エネルギーの効率的な利用、いわゆる省エネを図るシステムのことをエネルギーマネジメントシステム、またはエネルギー管理システムという。英語の頭文字をとってEMSと略すが、同じ略称の環境マネジメントシステム(EMS)と区別するためEnMSと略すこともある。2011年6月には、事業者がエネルギーマネジメントシステムに取り組む際に準拠する国際規格であるISO50001が発行した。一方、住宅やビルなどで使用される機器や設備同士をセンサーやICTにより連携させて、エネルギーの使用と管理を高効率に行う機器やシステム自体もEMSと呼ばれる。ここでは主に後者について解説する。

代表的なEMSとしては、住宅向けのホームエネルギーマネジメントシステム(HEMS)、ビル向けのビルエネルギー管理システム(BEMS)、工場向けの工場エネルギー管理システム(FEMS)がある。このほかに、マンション向けのマンションエネルギー管理システム(MEMS)及びそれを導入したスマートマンション、店舗やショッピングモール向けの店舗流通エネルギーマネジメントシステム(REMS)またはSEMS、地域全体を対象とした地域エネルギー管理システム(CEMS)などがある。また、サーバなどICT機器があるデータセンタ内のエネルギー需給を最適化する、データセンタエネルギー管理システム(DEMS)もある。

わが国では、1970年代の二度にわたる石油危機を克服するために省エネ法(省エネルギー法)が制定・改正され、産業・輸送分野における省エネの取り組みが進んだ。その後も地球温暖化などの環境問題に対応するため、国や地方自治体、企業などがエネルギーや資源の節約に力を入れた。その一方で、いわゆる業務や家庭部門におけるエネルギー消費がめざましく伸びる半面、省エネについては遅れが目立つ。エネルギーマネジメントシステム(EMS)は、需要部門における省エネを進めるための切り札として注目され、導入が進んでいる。東日本大震災の発生による原発事故を受けた節電要請もこの流れに拍車をかけた。

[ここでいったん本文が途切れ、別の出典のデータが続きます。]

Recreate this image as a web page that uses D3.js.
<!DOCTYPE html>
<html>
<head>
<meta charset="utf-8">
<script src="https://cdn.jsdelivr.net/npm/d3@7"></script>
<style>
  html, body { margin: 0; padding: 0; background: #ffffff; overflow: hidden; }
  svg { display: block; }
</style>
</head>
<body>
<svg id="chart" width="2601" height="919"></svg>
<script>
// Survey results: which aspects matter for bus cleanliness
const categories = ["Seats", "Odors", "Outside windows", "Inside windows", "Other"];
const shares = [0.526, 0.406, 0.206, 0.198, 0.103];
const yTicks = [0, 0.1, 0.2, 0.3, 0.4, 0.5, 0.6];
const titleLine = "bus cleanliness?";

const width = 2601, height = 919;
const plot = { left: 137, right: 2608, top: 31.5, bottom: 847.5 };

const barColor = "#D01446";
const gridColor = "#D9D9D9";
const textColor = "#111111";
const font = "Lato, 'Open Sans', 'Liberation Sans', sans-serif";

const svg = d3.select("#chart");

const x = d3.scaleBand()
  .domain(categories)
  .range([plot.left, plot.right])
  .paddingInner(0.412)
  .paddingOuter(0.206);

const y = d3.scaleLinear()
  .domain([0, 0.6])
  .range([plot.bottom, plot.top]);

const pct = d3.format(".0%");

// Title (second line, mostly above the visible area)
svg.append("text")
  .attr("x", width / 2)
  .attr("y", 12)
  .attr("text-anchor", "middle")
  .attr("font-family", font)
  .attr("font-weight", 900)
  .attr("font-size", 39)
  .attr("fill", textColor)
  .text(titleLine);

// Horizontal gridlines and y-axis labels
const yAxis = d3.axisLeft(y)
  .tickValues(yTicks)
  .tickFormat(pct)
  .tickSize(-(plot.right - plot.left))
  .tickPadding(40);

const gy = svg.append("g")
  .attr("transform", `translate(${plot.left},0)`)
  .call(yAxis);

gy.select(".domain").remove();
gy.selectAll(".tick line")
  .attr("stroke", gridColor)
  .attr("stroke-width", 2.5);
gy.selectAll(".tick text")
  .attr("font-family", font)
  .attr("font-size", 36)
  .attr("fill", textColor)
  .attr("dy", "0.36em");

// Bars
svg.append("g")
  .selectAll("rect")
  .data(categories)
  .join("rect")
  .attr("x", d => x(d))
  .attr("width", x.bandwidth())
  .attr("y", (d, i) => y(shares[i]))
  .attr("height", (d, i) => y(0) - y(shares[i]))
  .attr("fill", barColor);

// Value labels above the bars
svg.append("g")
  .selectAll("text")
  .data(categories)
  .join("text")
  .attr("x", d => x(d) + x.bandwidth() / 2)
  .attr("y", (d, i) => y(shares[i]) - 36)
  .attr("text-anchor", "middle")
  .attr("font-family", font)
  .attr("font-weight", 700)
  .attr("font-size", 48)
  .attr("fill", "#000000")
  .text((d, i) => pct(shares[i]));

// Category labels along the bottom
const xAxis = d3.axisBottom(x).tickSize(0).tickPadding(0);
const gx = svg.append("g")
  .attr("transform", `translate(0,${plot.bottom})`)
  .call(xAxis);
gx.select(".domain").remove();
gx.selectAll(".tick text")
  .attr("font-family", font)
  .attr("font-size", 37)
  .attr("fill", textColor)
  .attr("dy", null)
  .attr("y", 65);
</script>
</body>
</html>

たとえば家庭向けのHEMSでは、エアコンや給湯機器など各部屋にあるエネルギーを使用する機器をICTネットワークでつないで自動で制御する。オフィスビル向けのBEMSでは、照明や空調などエネルギー機器・設備の運転やエネルギー使用状況を集中管理する。いずれの場合も、省エネや節電の制御を一元化するとともに、エネルギーの流れを「見える化」するための工夫が凝らされている。さまざまな場所でエネルギー管理が導入されることは、スマートグリッドによるスマートシティ化やスマートコミュニティ化とあいまって、エネルギーの地産地消に大きく貢献する。

国も需要側におけるエネルギー管理を重視し、2013年5月に公布した改正省エネ法に電力ピーク時の対策として盛り込んだ。工場や輸送などエネルギーの需要家が、従来の対策に加えてHEMSやBEMSなどのエネルギー管理システムなどを導入して電力需要ピーク時の系統電力使用を低減する取り組みを行った場合に、プラスに評価する仕組みを整えた。2014年にも施行される予定だ。